April 22, 2021
NEWS ANALYSIS — While some of the headlines surrounding Sony Pictures’ movie streaming deal with Disney revolve around the future availability of the Spider-Man franchise on Disney+ and Hulu, buried in the details are two important facts: The agreement is secondary to the studio’s mega-pact with Netflix. It also turns the traditional pay-TV movie window on its ear.
For Sony Pictures — which unlike other major studios, does not have its own branded streaming video service — the Disney deal affords the studio incremental revenue opportunity on catalog and new-release movies.
The agreement — which, similar to the Netflix deal, covers new theatrical titles released from 2022 to 2026 — will only make the titles available on Disney+ and Hulu, in addition to Disney’s ABC, Disney Channels, Freeform, FX and National Geographic channels, after their availability on Netflix. How long that wait will be isn’t clear, with some reports suggesting at least a year delay.
Netflix, however, gets access to upcoming Sony releases Morbius, starring Oscar winner Jared Leto, and Uncharted, featuring “Spider-Man” actor Tom Holland, about six to nine months after their 2022 theatrical and home entertainment debuts. Sony is also producing movies for Netflix.
“This … establishes a new source of first-run films for Netflix movie lovers,” said the streamer’s Scott Stubler.
Both agreements significantly alter the existing Pay 1 TV window currently operated by Starz, HBO, Epix, FX and Showtime, among others.

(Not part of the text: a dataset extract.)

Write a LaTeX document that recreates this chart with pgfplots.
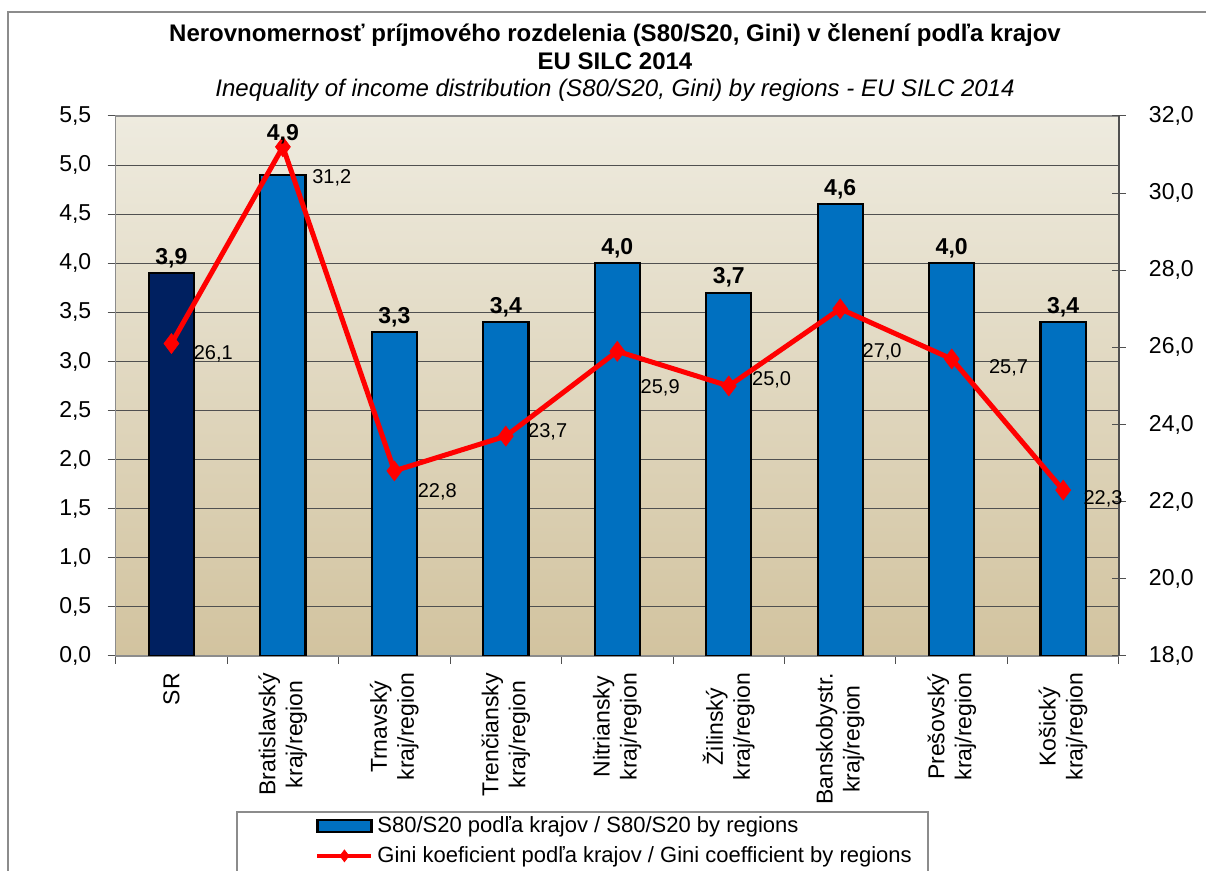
\documentclass[border=0pt]{standalone}
\usepackage{pgfplots}
\usepackage{pgfplotstable}
\pgfplotsset{compat=1.18}
\usepackage{fontspec}
\setmainfont{Liberation Sans}
\definecolor{barblue}{HTML}{0070C0}
\definecolor{bardark}{HTML}{002060}
\definecolor{bgtop}{HTML}{EEEBDF}
\definecolor{bgmid}{HTML}{E6DFCA}
\definecolor{bgbot}{HTML}{D2C39F}
\definecolor{gridc}{HTML}{505050}
\definecolor{framec}{HTML}{8C8C8C}
\pgfplotsset{/pgf/number format/.cd, use comma, fixed, fixed zerofill, precision=1, assume math mode=true}
\pgfplotsset{
  barleg/.style={legend image code/.code={\draw[##1] (0pt,-3pt) rectangle (27pt,3pt);}},
  lineleg/.style={legend image code/.code={\draw[mark repeat=2, mark phase=2, ##1, line width=2pt, mark size=3pt] plot coordinates {(0pt,0pt) (13.5pt,0pt) (27pt,0pt)};}},
  invisible marks/.style={only marks, mark=*, mark size=0pt, mark options={draw=none, fill=none, opacity=0}},
}

\pgfplotstableread{
x y ly
0 3.9 0
}\srdata
\pgfplotstableread{
x y ly
1 4.9 12.5
2 3.3 0
3 3.4 0
4 4.0 0
5 3.7 0
6 4.6 0
7 4.0 0
8 3.4 0
}\regdata
\pgfplotstableread{
x y dx dy
0 26.1 11 -5
1 31.2 14.5 -15.5
2 22.8 11.5 -10.5
3 23.7 11 2
4 25.9 11.5 -18.5
5 25.0 11.5 3
6 27.0 11 -21.5
7 25.7 18.5 -4.5
8 22.3 10 -4.5
}\ginidata

\newcommand{\fs}{\fontsize{11.5}{13.5}\selectfont}
\begin{document}
\begin{tikzpicture}
\path[use as bounding box, clip] (0pt,0pt) rectangle (603pt,435.5pt);
\draw[framec, line width=0.8pt] (4pt,-10pt) -- (4pt,429.5pt) -- (620pt,429.5pt);
\node[font=\fontsize{12}{14}\selectfont\bfseries, anchor=base, inner sep=0pt] at (307.5pt,414.5pt) {Nerovnomernosť príjmového rozdelenia (S80/S20, Gini) v členení podľa krajov};
\node[font=\fontsize{12}{14}\selectfont\bfseries, anchor=base, inner sep=0pt] at (307.5pt,400.5pt) {EU SILC 2014};
\node[font=\fontsize{12}{14}\selectfont\itshape, anchor=base, inner sep=0pt] at (307.5pt,387pt) {Inequality of income distribution (S80/S20, Gini) by regions - EU SILC 2014};

\begin{axis}[
  at={(57.85pt,107.5pt)}, anchor=south west,
  scale only axis, width=501.6pt, height=270pt,
  xmin=-0.5, xmax=8.5, ymin=0, ymax=5.5,
  ytick={0,0.5,1,1.5,2,2.5,3,3.5,4,4.5,5,5.5},
  xtick={0,1,2,3,4,5,6,7,8},
  xticklabels={SR,{Bratislavský\\kraj/region},{Trnavský\\kraj/region},{Trenčiansky\\kraj/region},{Nitriansky\\kraj/region},{Žilinský\\kraj/region},{Banskobystr.\\kraj/region},{Prešovský\\kraj/region},{Košický\\kraj/region}},
  minor xtick={-0.5,0.5,1.5,2.5,3.5,4.5,5.5,6.5,7.5,8.5},
  major x tick style={draw=none},
  minor x tick style={draw=gridc, line width=0.5pt},
  tick pos=left, tick align=outside,
  major tick length=4pt, minor tick length=4pt,
  ymajorgrids, major grid style={draw=gridc, line width=0.5pt},
  axis line style={draw=framec, line width=0.6pt},
  y tick style={draw=gridc, line width=0.5pt},
  axis background/.style={top color=bgtop, middle color=bgmid, bottom color=bgbot},
  ticklabel style={font=\fs},
  yticklabel style={xshift=-4.7pt},
  xticklabel style={rotate=90, anchor=east, align=center, xshift=-1pt},
  ybar, bar width=0.405,
]
\addplot[fill=bardark, draw=black, line width=1.1pt, bar shift=0pt] table[x=x,y=y] {\srdata};
\addplot[fill=barblue, draw=black, line width=1.1pt, bar shift=0pt] table[x=x,y=y] {\regdata};
\end{axis}

\begin{axis}[
  at={(57.85pt,107.5pt)}, anchor=south west,
  scale only axis, width=501.6pt, height=270pt,
  xmin=-0.5, xmax=8.5, ymin=18, ymax=32,
  ytick={18,20,22,24,26,28,30,32},
  axis x line=none, axis y line*=right,
  y axis line style={draw=gridc, line width=0.7pt, -},
  tick align=center, major tick length=7pt,
  y tick style={draw=gridc, line width=0.5pt},
  yticklabel style={font=\fs, xshift=8pt},
  legend style={at={(0.1987,-0.289)}, anchor=north west, draw=none, fill=none,
    inner sep=0pt, row sep=1.5pt, font=\fontsize{11}{13}\selectfont},
  legend cell align=left,
]
\addlegendimage{fill=barblue, draw=black, line width=1.1pt, barleg}
\addlegendentry{S80/S20 podľa krajov / S80/S20 by regions}
\addplot[red, line width=2.5pt, mark=diamond*, mark size=5pt, mark options={solid, draw=red, fill=red, line width=0.3pt}, lineleg] table[x=x,y=y] {\ginidata};
\addlegendentry{Gini koeficient podľa krajov / Gini coefficient by regions}
\addplot[forget plot, invisible marks,
  visualization depends on={\thisrow{dx} \as \dx},
  visualization depends on={\thisrow{dy} \as \dy},
  nodes near coords,
  every node near coord/.append style={font=\fontsize{10}{12}\selectfont, black, opacity=1, anchor=west, inner sep=0pt, xshift=\dx pt, yshift=\dy pt},
] table[x=x,y=y] {\ginidata};
\end{axis}

\begin{axis}[
  at={(57.85pt,107.5pt)}, anchor=south west,
  scale only axis, width=501.6pt, height=270pt,
  xmin=-0.5, xmax=8.5, ymin=0, ymax=5.5,
  hide axis,
  nodes near coords,
  visualization depends on={\thisrow{ly} \as \ly},
  every node near coord/.append style={font=\fs\bfseries, black, opacity=1, anchor=south, inner sep=2.5pt, yshift=\ly pt},
]
\addplot[invisible marks] table[x=x,y=y] {\srdata};
\addplot[invisible marks] table[x=x,y=y] {\regdata};
\end{axis}
\draw[framec, line width=0.8pt] (118.5pt,-10pt) -- (118.5pt,29.5pt) -- (464pt,29.5pt) -- (464pt,-10pt);
\end{tikzpicture}
\end{document}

Michael Pachter, media analyst with Wedbush Securities in Los Angeles, says the Starz deal has been an eight-year window, but believes Netflix may have a much shorter exclusive — despite reportedly paying Sony $1 billion over the course of the agreement.
“Without seeing the terms, it’s clear that Netflix isn’t getting as good a deal as the headline/hype suggested earlier this month,” Pachter said. “People assumed Pay 1 window meant the same as HBO/Starz/Epix for eight years, and the Disney deal suggests it is a lot shorter than that.”